President Mahmoud Ahmadinejad has denied that Iran imprisons its critics and has slammed recent reports of human-rights violations in Iran as propaganda. “All of our opponents and their leaders are free. We do not have any critics or opponents in jail,” Mr. Ahmadinejad told journalists in New York during his September visit to the United Nations General Assembly.

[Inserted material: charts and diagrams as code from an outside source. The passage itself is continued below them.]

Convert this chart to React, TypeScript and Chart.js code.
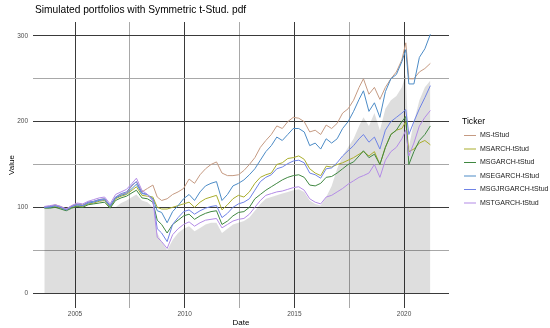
import React, { useEffect, useRef } from "react";
import { Chart, registerables } from "chart.js";

Chart.register(...registerables);

const FONT = "'Liberation Sans', Arial, Helvetica, sans-serif";

const dates = [
  2003.6, 2003.85, 2004.1, 2004.35, 2004.6, 2004.85, 2005.1, 2005.35, 2005.6, 2005.85,
  2006.1, 2006.35, 2006.6, 2006.85, 2007.1, 2007.35, 2007.6, 2007.8, 2008.05, 2008.3,
  2008.55, 2008.75, 2008.95, 2009.2, 2009.45, 2009.7, 2009.95, 2010.2, 2010.45, 2010.7,
  2010.95, 2011.2, 2011.45, 2011.7, 2011.95, 2012.2, 2012.45, 2012.7, 2012.95, 2013.2,
  2013.45, 2013.7, 2013.95, 2014.2, 2014.45, 2014.7, 2014.95, 2015.2, 2015.45, 2015.7,
  2015.95, 2016.2, 2016.45, 2016.7, 2016.95, 2017.2, 2017.45, 2017.7, 2017.95, 2018.15,
  2018.4, 2018.65, 2018.9, 2019.15, 2019.4, 2019.65, 2019.9, 2020.08, 2020.22, 2020.45,
  2020.7, 2020.95, 2021.2,
];

const msT = [
  100, 101, 103, 101, 98, 102, 104, 103, 106, 107, 109, 110, 102, 112, 115, 117, 125, 130, 118, 122,
  126, 112, 108, 110, 115, 118, 122, 133, 128, 138, 145, 150, 153, 140, 137, 137, 138, 143, 150, 158,
  170, 178, 185, 195, 192, 200, 205, 204, 200, 188, 190, 185, 196, 192, 198, 210, 215, 225, 240, 250,
  232, 240, 226, 240, 250, 258, 272, 292, 250, 250, 258, 262, 268,
];

const msArch = [
  100, 100, 101, 99, 97, 100, 102, 101, 104, 105, 107, 108, 100, 110, 113, 115, 120, 124, 114, 113,
  112, 100, 98, 98, 100, 102, 104, 106, 100, 106, 110, 112, 114, 97, 103, 110, 114, 112, 118, 128,
  135, 138, 140, 150, 152, 157, 158, 160, 156, 145, 140, 137, 148, 147, 150, 152, 155, 158, 162, 165,
  160, 165, 150, 170, 185, 190, 192, 200, 165, 168, 175, 178, 173,
];

const msGarch = [
  99, 99, 100, 98, 96, 99, 101, 100, 103, 104, 105, 106, 99, 108, 111, 113, 117, 120, 111, 110,
  106, 85, 80, 70, 80, 85, 90, 92, 86, 90, 93, 95, 96, 80, 84, 90, 94, 95, 100, 110,
  115, 120, 124, 128, 132, 135, 137, 138, 135, 126, 125, 128, 135, 136, 140, 145, 150, 153, 160, 166,
  158, 162, 150, 170, 185, 190, 200, 206, 150, 165, 178, 185, 195,
];

const msEgarch = [
  100, 100, 102, 100, 97, 101, 103, 102, 105, 106, 108, 109, 101, 111, 114, 116, 122, 127, 116, 115,
  110, 96, 94, 82, 95, 102, 110, 115, 108, 118, 125, 128, 130, 108, 115, 125, 128, 132, 138, 145,
  155, 165, 172, 182, 178, 185, 192, 192, 188, 172, 175, 168, 180, 175, 180, 192, 200, 212, 226, 236,
  212, 222, 205, 235, 250, 255, 270, 284, 244, 244, 275, 285, 302,
];

const msGjrGarch = [
  100, 101, 102, 100, 97, 101, 103, 102, 106, 107, 109, 110, 102, 112, 116, 118, 126, 130, 117, 115,
  108, 75, 70, 60, 80, 88, 95, 97, 92, 96, 99, 101, 102, 88, 93, 100, 104, 106, 110, 120,
  130, 135, 138, 145, 147, 151, 154, 155, 152, 140, 138, 134, 145, 146, 152, 160, 166, 172, 180, 185,
  176, 182, 168, 190, 200, 205, 210, 214, 185, 200, 215, 228, 242,
];

const msTGarch = [
  101, 102, 103, 101, 98, 102, 105, 104, 107, 109, 111, 112, 104, 115, 118, 121, 128, 134, 120, 115,
  108, 65, 60, 52, 68, 75, 80, 83, 78, 82, 85, 86, 87, 76, 80, 84, 86, 87, 92, 100,
  108, 114, 116, 118, 119, 121, 123, 124, 120, 110, 106, 104, 112, 114, 118, 122, 127, 131, 135, 137,
  140, 150, 135, 155, 165, 170, 180, 190, 160, 175, 195, 205, 213,
];

const benchmark = [
  100, 100, 100, 100, 99, 100, 100, 100, 100, 100, 100, 100, 100, 100, 105, 108, 112, 115, 108, 106,
  100, 70, 60, 50, 62, 70, 75, 78, 72, 76, 80, 82, 82, 70, 75, 80, 82, 84, 88, 96,
  104, 110, 112, 114, 116, 118, 120, 121, 118, 108, 104, 102, 112, 125, 145, 160, 170, 180, 195, 205,
  195, 210, 190, 215, 225, 230, 240, 255, 170, 200, 225, 240, 248,
];

const seriesNames = [
  "MS-tStud",
  "MSARCH-tStud",
  "MSGARCH-tStud",
  "MSEGARCH-tStud",
  "MSGJRGARCH-tStud",
  "MSTGARCH-tStud",
];
const seriesColors = ["#C59A82", "#A9AD2C", "#3F8740", "#4C8BC6", "#6E82E6", "#B38BE6"];

const xTicks = [2005, 2007.5, 2010, 2012.5, 2015, 2017.5, 2020];
const yTicks = [0, 50, 100, 150, 200, 250, 300];

const chartTitle = "Simulated portfolios with Symmetric t-Stud. pdf";
const legendTitle = "Ticker";

const MAJOR = "#3a3a3a";
const MINOR = "#a8a8a8";

export default function App() {
  const ref = useRef<HTMLCanvasElement>(null);

  useEffect(() => {
    document.body.style.margin = "0";
    const canvas = ref.current;
    if (!canvas) return;
    const seriesValues = [msT, msArch, msGarch, msEgarch, msGjrGarch, msTGarch];

    const datasets: any[] = seriesValues.map((vals, i) => ({
      label: seriesNames[i],
      data: dates.map((d, j) => ({ x: d, y: vals[j] })),
      borderColor: seriesColors[i],
      backgroundColor: seriesColors[i],
      borderWidth: 1,
      pointRadius: 0,
      fill: false,
      tension: 0,
      order: 5 - i,
    }));
    datasets.push({
      label: "benchmark",
      data: dates.map((d, j) => ({ x: d, y: benchmark[j] })),
      borderWidth: 0,
      borderColor: "rgba(0,0,0,0)",
      backgroundColor: "rgba(0,0,0,0.13)",
      pointRadius: 0,
      fill: "origin",
      tension: 0,
      order: 20,
    });

    const overlay = {
      id: "overlay",
      afterDraw(chart: any) {
        const c = chart.ctx;
        c.save();
        c.fillStyle = "#000";
        c.textAlign = "left";
        c.textBaseline = "alphabetic";
        c.font = `10.2px ${FONT}`;
        c.fillText(chartTitle, 35, 12.5);

        c.font = `8.6px ${FONT}`;
        c.fillText(legendTitle, 462, 124);

        c.font = `7px ${FONT}`;
        c.textBaseline = "middle";
        seriesNames.forEach((name, i) => {
          const y = 135 + i * 13.5;
          c.strokeStyle = seriesColors[i];
          c.lineWidth = 1;
          c.beginPath();
          c.moveTo(464, y + 0.5);
          c.lineTo(476, y + 0.5);
          c.stroke();
          c.fillStyle = "#222";
          c.fillText(name, 480, y + 0.5);
        });
        c.restore();
      },
    };

    const chart = new Chart(canvas, {
      type: "line",
      data: { datasets },
      options: {
        animation: false,
        responsive: false,
        devicePixelRatio: 1,
        layout: { padding: { left: 0, right: 101, top: 22, bottom: 0 } },
        plugins: {
          legend: { display: false },
          tooltip: { enabled: false },
          title: { display: false },
        },
        scales: {
          x: {
            type: "linear",
            min: 2003.085,
            max: 2022.05,
            afterBuildTicks: (s: any) => {
              s.ticks = xTicks.map((v) => ({ value: v }));
            },
            afterFit: (s: any) => {
              s.height = 20;
            },
            border: { display: false },
            grid: {
              drawTicks: false,
              lineWidth: 1,
              color: (ctx: any) =>
                ctx.tick && Math.abs(ctx.tick.value % 5) < 1e-6 ? MAJOR : MINOR,
            },
            ticks: {
              padding: 2,
              autoSkip: false,
              maxRotation: 0,
              color: "#4d4d4d",
              font: { family: FONT, size: 6.5 },
              callback: (v: any) => (Math.abs(Number(v) % 5) < 1e-6 ? String(v) : ""),
            },
            title: {
              display: true,
              text: "Date",
              color: "#000",
              font: { family: FONT, size: 8 },
              padding: 0,
            },
          },
          y: {
            type: "linear",
            min: -17.5,
            max: 316.3,
            afterBuildTicks: (s: any) => {
              s.ticks = yTicks.map((v) => ({ value: v }));
            },
            afterFit: (s: any) => {
              s.width = 33;
            },
            border: { display: false },
            grid: {
              drawTicks: false,
              lineWidth: 1,
              color: (ctx: any) =>
                ctx.tick && Math.abs(ctx.tick.value % 100) < 1e-6 ? MAJOR : MINOR,
            },
            ticks: {
              padding: 5,
              autoSkip: false,
              color: "#4d4d4d",
              font: { family: FONT, size: 6.5 },
              callback: (v: any) => (Math.abs(Number(v) % 100) < 1e-6 ? String(v) : ""),
            },
            title: {
              display: true,
              text: "Value",
              color: "#000",
              font: { family: FONT, size: 8 },
              padding: { top: 7, bottom: 0 },
            },
          },
        },
      },
      plugins: [overlay],
    });

    return () => chart.destroy();
  }, []);

  return (
    <div style={{ width: 550, height: 328, background: "#fff" }}>
      <canvas ref={ref} width={550} height={328} />
    </div>
  );
}
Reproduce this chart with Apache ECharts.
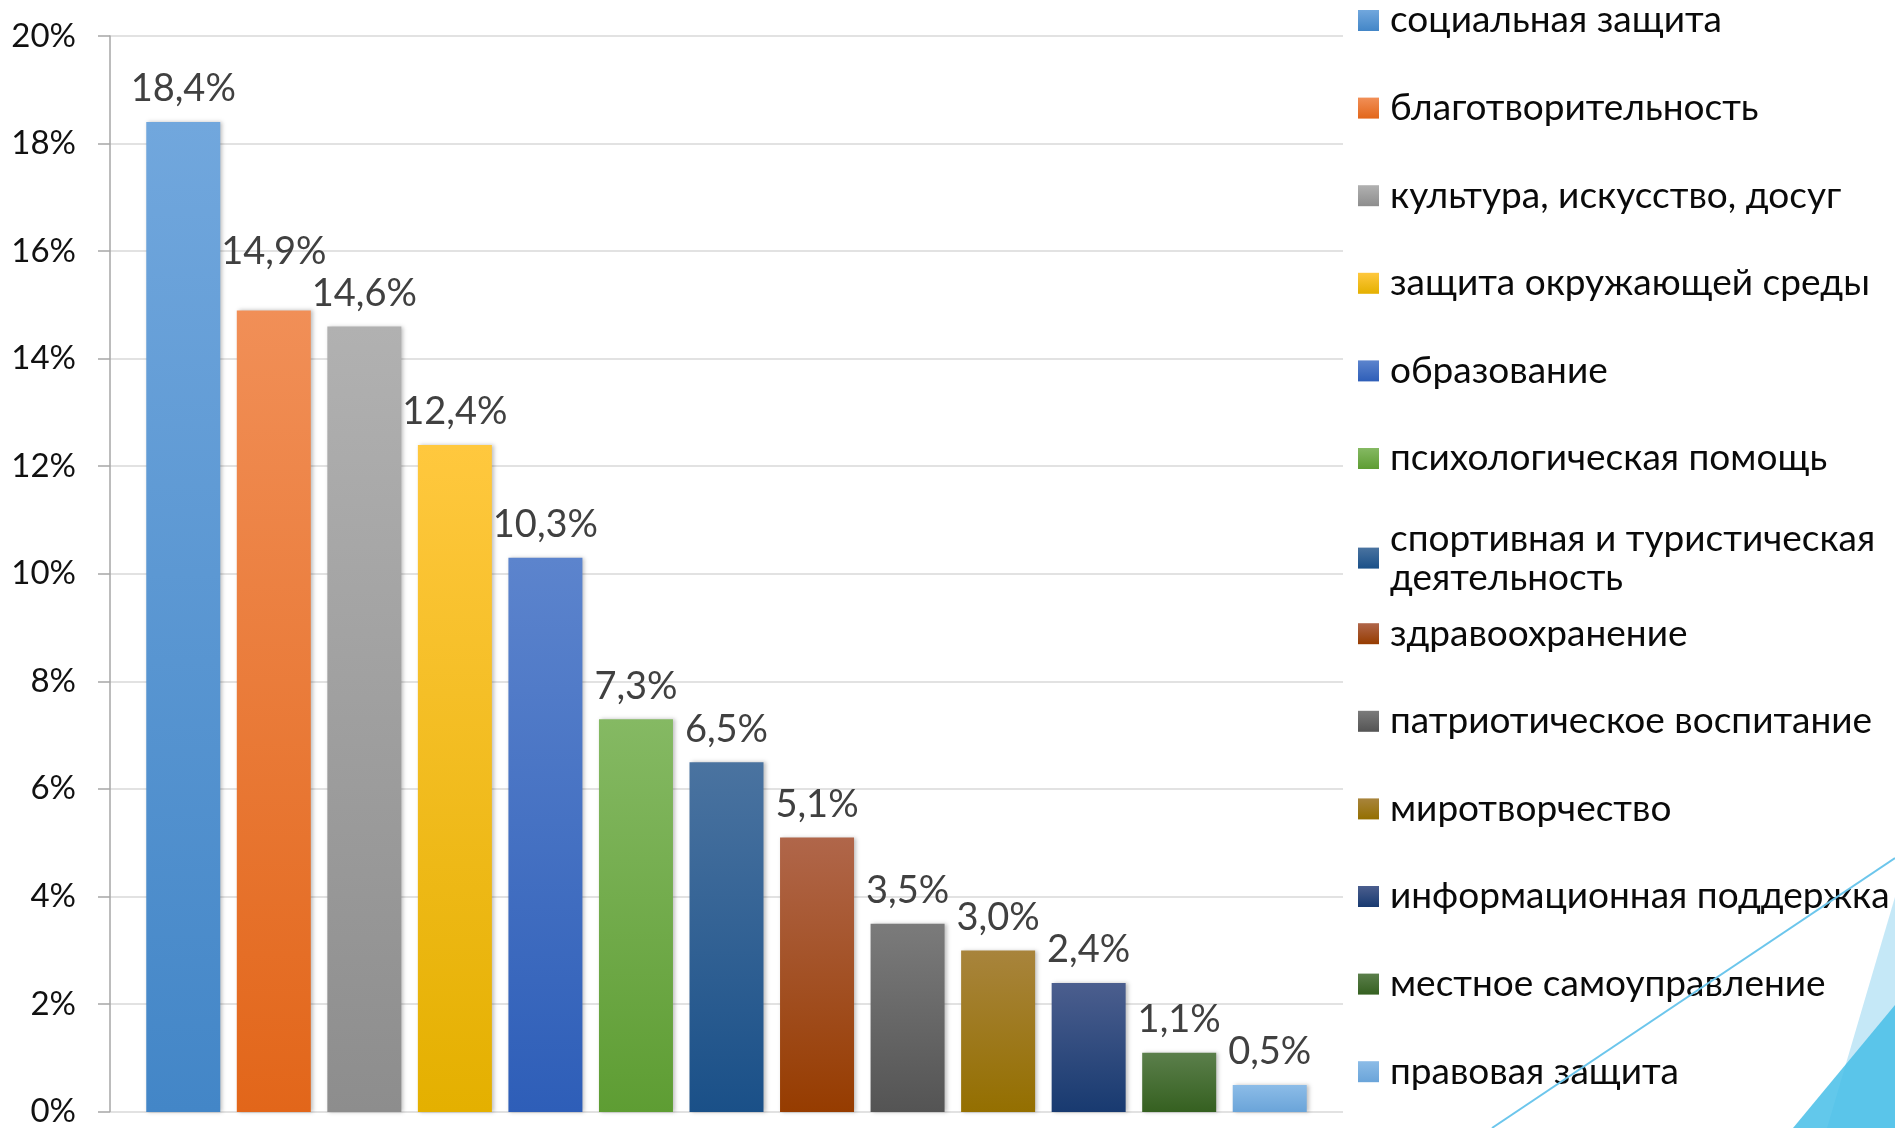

One of the detained students, Mr. Qolizadeh, a 25-year-old with a degree in engineering, was a subject of a front-page Wall Street Journal story last December detailing the Iranian regime’s war on student activists. Mr. Qolizadeh, the only son of a working-class family in the conservative northwestern town of Mashad, had been a candidate to study for an M.B.A. degree. In a placement exam, he earned a national ranking of 43 among 25,000 applicants, but was told he was banned for life from education because of his political activism. Mr. Qolizadeh later received several scholarship offers from western universities. He told The Wall Street Journal over the summer that he was studying to improve his English, but had decided to stay in Iran. “Leaving Iran is like defeat,” he said. “I feel that I can better serve our cause from here now.”

Mr. Qolizadeh’s mother, reached by phone in Mashad, said her family was devastated and had been warned not to talk to the media about her son. “My son has done nothing wrong, he is innocent,” she said. “Why are they treating the country’s brightest youth this way?”